Paramount Players‘ follow-up to the 2019 adaptation of Stephen King‘s Pet Sematary has cast Jackson White as a young version of Jud Crandall. First published in 1983, King‘s novel centers on doctor Louis Creed and his family moving to a small Maine town and learning of a pet cemetery near their new house with the ability to bring anything buried there back to life. After the sudden loss of his son, Louis buries him in the cemetery but swiftly faces the consequences of his actions trying to play God.
The novel was first adapted for the big screen in 1989 with King writing the script himself and Mary Lambert directing and was a box office success, though divided critics and became a cult favorite over the years. Paramount would take another stab at the material in 2019 with the Kevin Kölsch and Dennis Widmyer-helmed effort, which saw slightly better yet still mixed reviews and a larger box office return. Thanks to this financial success, the studio announced development on a follow-up for Paramount+ earlier this year, and the ball continues rolling on the project.
Over four months since it was first announced, Lindsey Beer had signed on to direct the film and write on a draft based on 2019’s scribe Jeff Buhler. Deadline has brought word that White has signed on to star in the movie. The Mrs. Fletcher alum is currently set to star in the film as Jud Crandall, confirming the project to be some kind of prequel to the recent adaptation of King‘s novel and the novel itself. That being said, the studio is still keeping plot details close to the chest for the film.
Though generally considered one of King‘s most iconic novels, and the scariest by the author himself, storytellers seem to have a really tough time translating Pet Sematary to the screen in a way that proves just as terrifying as its source material. While John Lithgow‘s portrayal of Jud in the 2019 iteration may not have had the exaggerated pronunciation of Fred Gwynne‘s in the first film, his performance did feel closer in touch with the source material. Whichever version viewers prefer, it’s hard to deny the character proved to be one of the best things about both adaptations, if one of the more under-explored.

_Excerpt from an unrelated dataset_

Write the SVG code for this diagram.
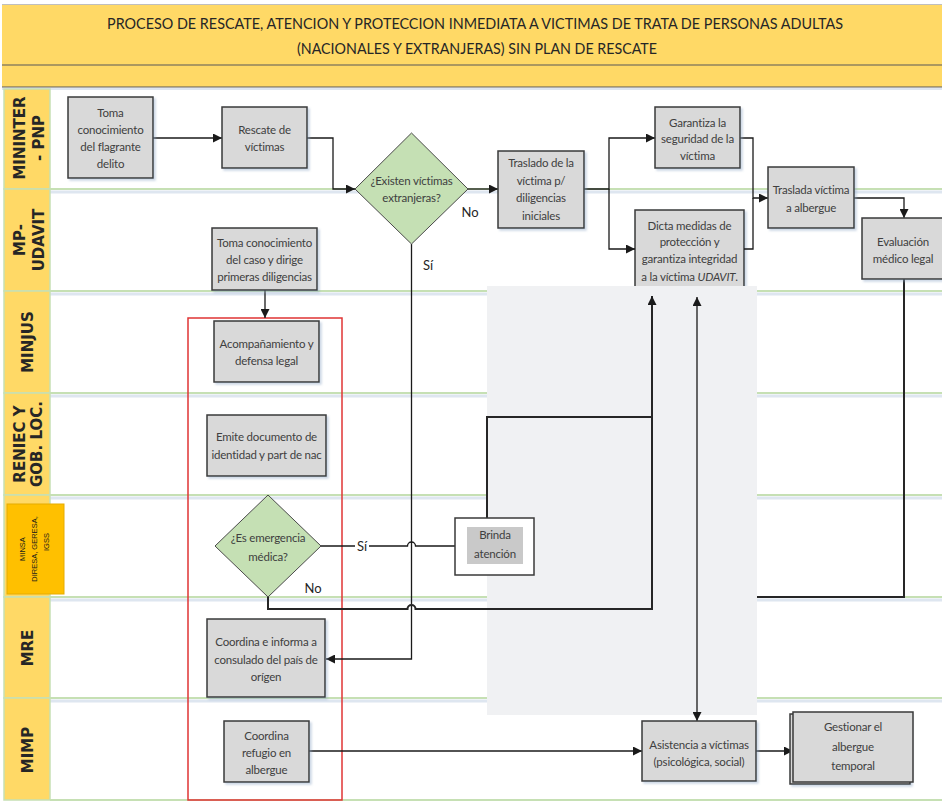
<svg xmlns="http://www.w3.org/2000/svg" width="942" height="802" viewBox="0 0 942 802">
<defs>
<marker id="ah" markerWidth="9" markerHeight="9" refX="9" refY="4.5" orient="auto-start-reverse" markerUnits="userSpaceOnUse"><path d="M0,0 L9,4.5 L0,9 z" fill="#1a1a1a"/></marker>
<filter id="sh" x="-10%" y="-10%" width="130%" height="130%"><feDropShadow dx="2" dy="2" stdDeviation="1" flood-color="#8ea6c4" flood-opacity="0.45"/></filter>
<style>
.ttl{font-family:Lato,"Liberation Sans",sans-serif;font-size:15.5px;fill:#262626;text-anchor:middle}
.lane{font-family:"DejaVu Sans",sans-serif;font-weight:bold;font-size:15px;fill:#262626;text-anchor:middle}
.lcell{fill:#FFD966;stroke:#C6E0B4;stroke-width:1.5}
.lline{stroke:#C6E0B4;stroke-width:2}
.lsh{stroke:#DEE6F0;stroke-width:3}
.box{fill:#D9D9D9;stroke:#3a3a3a;stroke-width:1.5;filter:url(#sh)}
.dia{fill:#C5E0B4;stroke:#4a4a4a;stroke-width:1}
.t{font-family:Lato,"Liberation Sans",sans-serif;font-size:11.5px;letter-spacing:-0.2px;fill:#404040;text-anchor:middle}
.lbl{font-family:Lato,"Liberation Sans",sans-serif;font-size:13px;fill:#262626;text-anchor:middle}
.c{fill:none;stroke:#1a1a1a;stroke-width:1.3}
.ca{fill:none;stroke:#1a1a1a;stroke-width:1.3;marker-end:url(#ah)}
.cb{fill:none;stroke:#262626;stroke-width:2}
.ms{font-family:"Liberation Sans",sans-serif;font-size:7.5px;fill:#1a1a1a;text-anchor:middle}
</style>
</defs>
<rect x="0" y="0" width="942" height="802" fill="#ffffff"/>
<g id="title">
<rect x="2" y="5" width="940" height="60" fill="#FFD966"/>
<rect x="2" y="65" width="940" height="22" fill="#FFD966"/>
<line x1="2" y1="4.5" x2="942" y2="4.5" stroke="#bfbfbf" stroke-width="1"/>
<line x1="2" y1="65" x2="942" y2="65" stroke="#595959" stroke-width="1.2"/>
<line x1="2" y1="87" x2="942" y2="87" stroke="#595959" stroke-width="1.2"/>
<line x1="2" y1="89" x2="942" y2="89" stroke="#DEE6F0" stroke-width="2"/>
<text class="ttl" x="475" y="28.5" textLength="736" lengthAdjust="spacingAndGlyphs">PROCESO DE RESCATE, ATENCION Y PROTECCION INMEDIATA A VICTIMAS DE TRATA DE PERSONAS ADULTAS</text>
<text class="ttl" x="477" y="53.5" textLength="360" lengthAdjust="spacingAndGlyphs">(NACIONALES Y EXTRANJERAS) SIN PLAN DE RESCATE</text>
</g>
<g id="lanes">
<line class="lsh" x1="50" y1="192" x2="942" y2="192"/>
<line class="lsh" x1="50" y1="294" x2="942" y2="294"/>
<line class="lsh" x1="50" y1="396" x2="942" y2="396"/>
<line class="lsh" x1="50" y1="498" x2="942" y2="498"/>
<line class="lsh" x1="50" y1="600" x2="942" y2="600"/>
<line class="lsh" x1="50" y1="701" x2="942" y2="701"/>
<line class="lline" x1="50" y1="189" x2="942" y2="189"/>
<line class="lline" x1="50" y1="291" x2="942" y2="291"/>
<line class="lline" x1="50" y1="393" x2="942" y2="393"/>
<line class="lline" x1="50" y1="495" x2="942" y2="495"/>
<line class="lline" x1="50" y1="597" x2="942" y2="597"/>
<line class="lline" x1="50" y1="698" x2="942" y2="698"/>
<line class="lline" x1="50" y1="800" x2="942" y2="800"/>
<rect class="lcell" x="4" y="89" width="46" height="100"/>
<rect class="lcell" x="4" y="189" width="46" height="102"/>
<rect class="lcell" x="4" y="291" width="46" height="102"/>
<rect class="lcell" x="4" y="393" width="46" height="102"/>
<rect class="lcell" x="4" y="495" width="46" height="102"/>
<rect class="lcell" x="4" y="597" width="46" height="101"/>
<rect class="lcell" x="4" y="698" width="46" height="102"/>
<text class="lane" transform="translate(0,138) rotate(-90)"><tspan x="0" y="24.5">MININTER</tspan><tspan x="0" y="43.5">- PNP</tspan></text>
<text class="lane" transform="translate(0,240) rotate(-90)"><tspan x="0" y="24.5">MP-</tspan><tspan x="0" y="44">UDAVIT</tspan></text>
<text class="lane" transform="translate(0,342) rotate(-90)"><tspan x="0" y="32.5">MINJUS</tspan></text>
<text class="lane" transform="translate(0,444) rotate(-90)"><tspan x="0" y="24.5">RENIEC Y</tspan><tspan x="0" y="42">GOB. LOC.</tspan></text>
<rect x="7" y="504" width="57" height="90" fill="#FFC000" stroke="#E6AC00" stroke-width="1"/>
<text class="ms" transform="translate(0,549) rotate(-90)"><tspan x="0" y="25">MINSA</tspan></text>
<text class="ms" transform="translate(0,549) rotate(-90)"><tspan x="0" y="36.5">DIRESA, GERESA,</tspan></text>
<text class="ms" transform="translate(0,542) rotate(-90)"><tspan x="0" y="48.5">IGSS</tspan></text>
<text class="lane" transform="translate(0,648) rotate(-90)"><tspan x="0" y="32.5">MRE</tspan></text>
<text class="lane" transform="translate(0,750) rotate(-90)"><tspan x="0" y="32.5">MIMP</tspan></text>
</g>
<g id="n-dicta">
<rect class="box" x="635" y="210" width="109" height="95"/>
<text class="t"><tspan x="689.5" y="230">Dicta medidas de</tspan><tspan x="689.5" y="246">protección y</tspan><tspan x="689.5" y="263">garantiza integridad</tspan><tspan x="689.5" y="281">a la víctima <tspan font-style="italic">UDAVIT</tspan>.</tspan></text>
</g>
<rect id="shade" x="487" y="286" width="270" height="429" fill="#F0F1F3"/>
<rect id="group-box" x="188" y="318" width="154" height="482" fill="none" stroke="#E03535" stroke-width="1.5"/>
<g id="connectors">
<path class="ca" d="M153,138 H222"/>
<path class="ca" d="M307,138 H333 V189 H355"/>
<path class="ca" d="M468,189 H498"/>
<path class="ca" d="M584,189 H609 V138 H655"/>
<path class="ca" d="M609,189 V249 H635"/>
<path class="ca" d="M740,138 H753 V198 H768"/>
<path class="c" d="M744,249 H753 V198"/>
<path class="ca" d="M854,198 H904 V218"/>
<path class="cb" d="M904,279 V597 H757"/>
<path class="ca" d="M411.5,244 V659 H326"/>
<path class="ca" d="M265,290 V318"/>
<path class="c" d="M321,546 H407.5 A4,4 0 0 1 415.5,546 H455"/>
<path class="cb" d="M268,597 V609 H407.5 A4,4 0 0 1 415.5,609 H652 V296" marker-end="url(#ah)"/>
<path class="cb" d="M487,518 V417 H652"/>
<path class="ca" d="M697,297 V721" marker-start="url(#ah)"/>
<path class="ca" d="M309,751 H642"/>
<path class="ca" d="M756,751 H793"/>
</g>
<g id="n-toma-flagrante">
<rect class="box" x="68" y="97" width="85" height="81"/>
<text class="t"><tspan x="110.5" y="117">Toma</tspan><tspan x="110.5" y="134">conocimiento</tspan><tspan x="110.5" y="151">del flagrante</tspan><tspan x="110.5" y="168">delito</tspan></text>
</g>
<g id="n-rescate">
<rect class="box" x="222" y="107" width="85" height="61"/>
<text class="t"><tspan x="264.5" y="134">Rescate de</tspan><tspan x="264.5" y="151">víctimas</tspan></text>
</g>
<g id="n-existen">
<polygon class="dia" points="411.5,133 468,189 411.5,244 355,189"/>
<text class="t"><tspan x="411.5" y="185">¿Existen víctimas</tspan><tspan x="411.5" y="202">extranjeras?</tspan></text>
</g>
<g id="n-traslado">
<rect class="box" x="498" y="151" width="86" height="77"/>
<text class="t"><tspan x="541" y="167">Traslado de la</tspan><tspan x="541" y="185">víctima p/</tspan><tspan x="541" y="202">diligencias</tspan><tspan x="541" y="220">iniciales</tspan></text>
</g>
<g id="n-garantiza">
<rect class="box" x="655" y="107" width="85" height="61"/>
<text class="t"><tspan x="697.5" y="127">Garantiza la</tspan><tspan x="697.5" y="143">seguridad de la</tspan><tspan x="697.5" y="160">víctima</tspan></text>
</g>
<g id="n-traslada">
<rect class="box" x="768" y="167" width="86" height="61"/>
<text class="t"><tspan x="811" y="194">Traslada víctima</tspan><tspan x="811" y="212">a albergue</tspan></text>
</g>
<g id="n-evaluacion">
<rect class="box" x="862" y="218" width="82" height="61"/>
<text class="t"><tspan x="903" y="246">Evaluación</tspan><tspan x="903" y="263">médico legal</tspan></text>
</g>
<g id="n-toma-caso">
<rect class="box" x="212" y="228" width="105" height="62"/>
<text class="t"><tspan x="264.5" y="247">Toma conocimiento</tspan><tspan x="264.5" y="264">del caso y dirige</tspan><tspan x="264.5" y="281">primeras diligencias</tspan></text>
</g>
<g id="n-acompanamiento">
<rect class="box" x="214" y="321" width="105" height="61"/>
<text class="t"><tspan x="266.5" y="348">Acompañamiento y</tspan><tspan x="266.5" y="365">defensa legal</tspan></text>
</g>
<g id="n-emite">
<rect class="box" x="207" y="415" width="119" height="61"/>
<text class="t"><tspan x="266.5" y="441">Emite documento de</tspan><tspan x="266.5" y="459">identidad y part de nac</tspan></text>
</g>
<g id="n-emergencia">
<polygon class="dia" points="268,495 321,546 268,597 215,546"/>
<text class="t"><tspan x="268" y="542">¿Es emergencia</tspan><tspan x="268" y="561">médica?</tspan></text>
</g>
<g id="n-brinda">
<rect x="455" y="518" width="79" height="57" fill="#ffffff" stroke="#3a3a3a" stroke-width="1.5"/>
<rect x="467" y="527" width="56" height="37" fill="#C9C9C9"/>
<text class="t"><tspan x="495" y="539">Brinda</tspan><tspan x="495" y="558">atención</tspan></text>
</g>
<g id="n-coordina-consulado">
<rect class="box" x="207" y="619" width="118" height="78"/>
<text class="t"><tspan x="266" y="646">Coordina e informa a</tspan><tspan x="266" y="664">consulado del país de</tspan><tspan x="266" y="681">orígen</tspan></text>
</g>
<g id="n-coordina-refugio">
<rect class="box" x="224" y="721" width="85" height="61"/>
<text class="t"><tspan x="266.5" y="740">Coordina</tspan><tspan x="266.5" y="757">refugio en</tspan><tspan x="266.5" y="774">albergue</tspan></text>
</g>
<g id="n-asistencia">
<rect class="box" x="642" y="721" width="114" height="60"/>
<text class="t" font-size="11px"><tspan x="699" y="749">Asistencia a víctimas</tspan><tspan x="699" y="766">(psicológica, social)</tspan></text>
</g>
<g id="n-gestionar">
<rect x="790" y="714" width="120" height="70" fill="#D9D9D9" stroke="#3a3a3a" stroke-width="1.5" filter="url(#sh)"/>
<rect x="793" y="712" width="120" height="70" fill="#D9D9D9" stroke="#3a3a3a" stroke-width="1.5"/>
<text class="t"><tspan x="853" y="731">Gestionar el</tspan><tspan x="853" y="751">albergue</tspan><tspan x="853" y="770">temporal</tspan></text>
</g>
<g id="edge-labels">
<text class="lbl" x="470" y="217">No</text>
<text class="lbl" x="428" y="270">Sí</text>
<rect x="355" y="538" width="14" height="16" fill="#ffffff"/>
<text class="lbl" x="362" y="551">Sí</text>
<text class="lbl" x="313" y="593">No</text>
</g>
</svg>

Given neither White nor Beer have much on their resumes, it’s hard to know what to expect from the Pet Sematary prequel project. With Buhler and producer Lorenzo di Bonaventura having previously discussed their interest in exploring the mythology of the Maine town, the Micmac, the cemetery, and the Wendigo, its expansion on King‘s work could prove either fascinating or disappointing. Only time will tell as development continues on the film.